> _EXERCISE DATA_:
"""

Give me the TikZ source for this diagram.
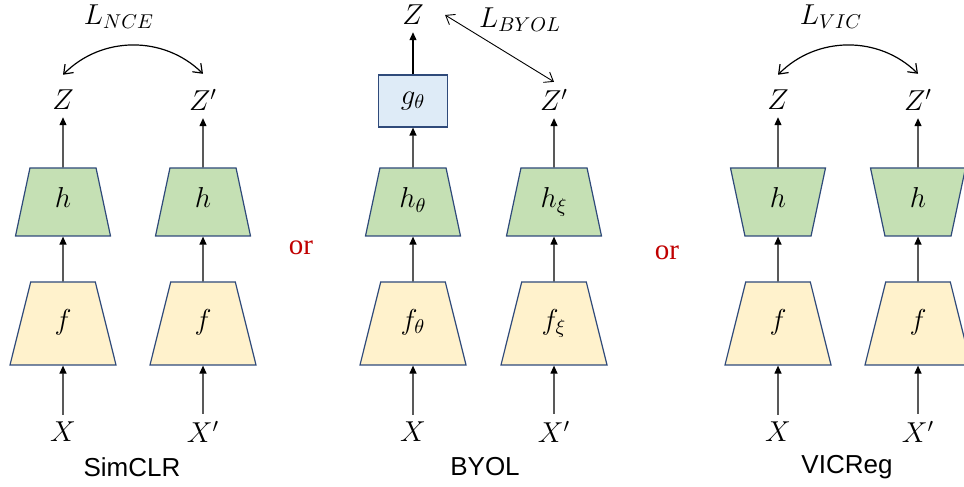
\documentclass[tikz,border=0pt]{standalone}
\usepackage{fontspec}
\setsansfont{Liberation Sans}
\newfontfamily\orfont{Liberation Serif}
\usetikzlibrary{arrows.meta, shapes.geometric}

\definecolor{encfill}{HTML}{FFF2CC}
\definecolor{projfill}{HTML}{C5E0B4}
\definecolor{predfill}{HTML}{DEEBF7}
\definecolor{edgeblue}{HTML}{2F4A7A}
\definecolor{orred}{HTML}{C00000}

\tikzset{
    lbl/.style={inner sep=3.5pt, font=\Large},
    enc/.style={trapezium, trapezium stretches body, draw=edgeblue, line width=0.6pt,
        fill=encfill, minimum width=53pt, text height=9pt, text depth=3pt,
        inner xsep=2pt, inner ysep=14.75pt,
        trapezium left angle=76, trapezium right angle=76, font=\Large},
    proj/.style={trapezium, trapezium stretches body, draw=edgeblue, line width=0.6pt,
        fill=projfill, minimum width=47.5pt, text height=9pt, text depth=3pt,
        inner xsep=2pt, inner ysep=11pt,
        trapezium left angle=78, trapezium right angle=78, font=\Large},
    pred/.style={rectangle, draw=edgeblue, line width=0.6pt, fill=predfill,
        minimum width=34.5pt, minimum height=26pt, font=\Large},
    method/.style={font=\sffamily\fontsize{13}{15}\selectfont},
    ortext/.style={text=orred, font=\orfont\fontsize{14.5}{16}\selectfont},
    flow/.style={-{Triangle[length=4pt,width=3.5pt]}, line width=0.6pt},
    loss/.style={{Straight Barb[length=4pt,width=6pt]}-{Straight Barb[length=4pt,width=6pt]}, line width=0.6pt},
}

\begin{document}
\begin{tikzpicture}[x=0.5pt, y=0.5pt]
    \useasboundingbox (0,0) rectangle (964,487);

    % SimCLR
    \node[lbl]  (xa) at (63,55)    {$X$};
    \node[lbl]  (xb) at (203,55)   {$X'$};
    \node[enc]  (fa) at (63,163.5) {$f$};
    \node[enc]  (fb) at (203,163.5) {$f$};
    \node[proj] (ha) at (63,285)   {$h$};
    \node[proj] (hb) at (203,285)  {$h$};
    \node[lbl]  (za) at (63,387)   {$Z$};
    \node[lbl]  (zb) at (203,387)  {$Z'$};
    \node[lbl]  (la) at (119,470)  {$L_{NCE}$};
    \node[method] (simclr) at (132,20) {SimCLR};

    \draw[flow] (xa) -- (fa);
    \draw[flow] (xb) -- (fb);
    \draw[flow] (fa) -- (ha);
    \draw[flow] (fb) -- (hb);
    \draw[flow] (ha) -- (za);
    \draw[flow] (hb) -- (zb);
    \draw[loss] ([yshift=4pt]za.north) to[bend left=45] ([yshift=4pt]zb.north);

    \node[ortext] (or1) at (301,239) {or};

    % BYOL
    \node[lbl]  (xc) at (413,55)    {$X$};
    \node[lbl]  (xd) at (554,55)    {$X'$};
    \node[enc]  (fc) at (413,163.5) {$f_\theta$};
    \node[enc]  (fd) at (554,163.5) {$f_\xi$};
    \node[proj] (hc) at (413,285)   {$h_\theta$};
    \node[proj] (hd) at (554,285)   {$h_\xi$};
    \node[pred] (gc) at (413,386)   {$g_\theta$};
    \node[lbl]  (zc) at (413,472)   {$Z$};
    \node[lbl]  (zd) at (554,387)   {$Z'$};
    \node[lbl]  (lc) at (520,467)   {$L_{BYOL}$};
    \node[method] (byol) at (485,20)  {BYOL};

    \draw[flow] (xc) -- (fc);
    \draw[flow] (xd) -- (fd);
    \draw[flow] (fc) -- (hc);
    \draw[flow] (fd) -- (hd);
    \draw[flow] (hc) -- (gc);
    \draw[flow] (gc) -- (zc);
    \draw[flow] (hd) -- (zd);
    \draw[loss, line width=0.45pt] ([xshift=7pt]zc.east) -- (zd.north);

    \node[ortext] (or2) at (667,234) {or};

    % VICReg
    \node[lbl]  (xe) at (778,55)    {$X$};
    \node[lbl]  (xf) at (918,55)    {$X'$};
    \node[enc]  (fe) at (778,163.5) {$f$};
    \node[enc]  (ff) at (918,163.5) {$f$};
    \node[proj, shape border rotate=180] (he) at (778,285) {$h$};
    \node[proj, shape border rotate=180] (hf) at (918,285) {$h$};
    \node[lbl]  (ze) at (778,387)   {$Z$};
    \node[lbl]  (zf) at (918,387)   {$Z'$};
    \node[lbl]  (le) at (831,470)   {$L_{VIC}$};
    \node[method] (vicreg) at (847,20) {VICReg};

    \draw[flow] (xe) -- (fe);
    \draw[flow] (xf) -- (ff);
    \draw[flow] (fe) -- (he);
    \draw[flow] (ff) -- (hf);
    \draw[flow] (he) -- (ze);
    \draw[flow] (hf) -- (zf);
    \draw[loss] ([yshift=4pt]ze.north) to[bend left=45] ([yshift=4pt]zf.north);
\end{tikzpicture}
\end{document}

"""
"""

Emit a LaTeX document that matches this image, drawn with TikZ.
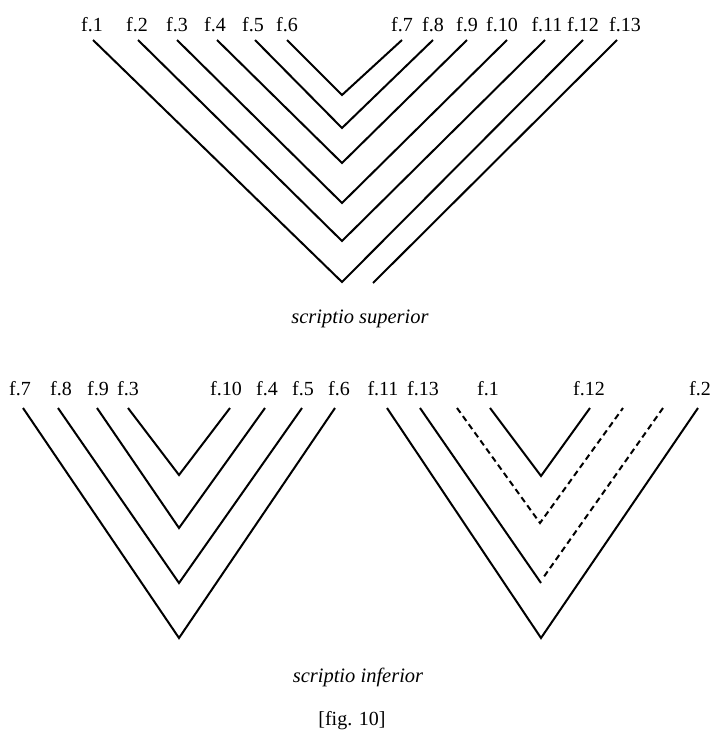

"""

> _EXERCISE OBJECTIVE_: State how many lines of the listing above include the word "this". Give nothing but the number.

> _SOLUTION TO THE EXERCISE_: 2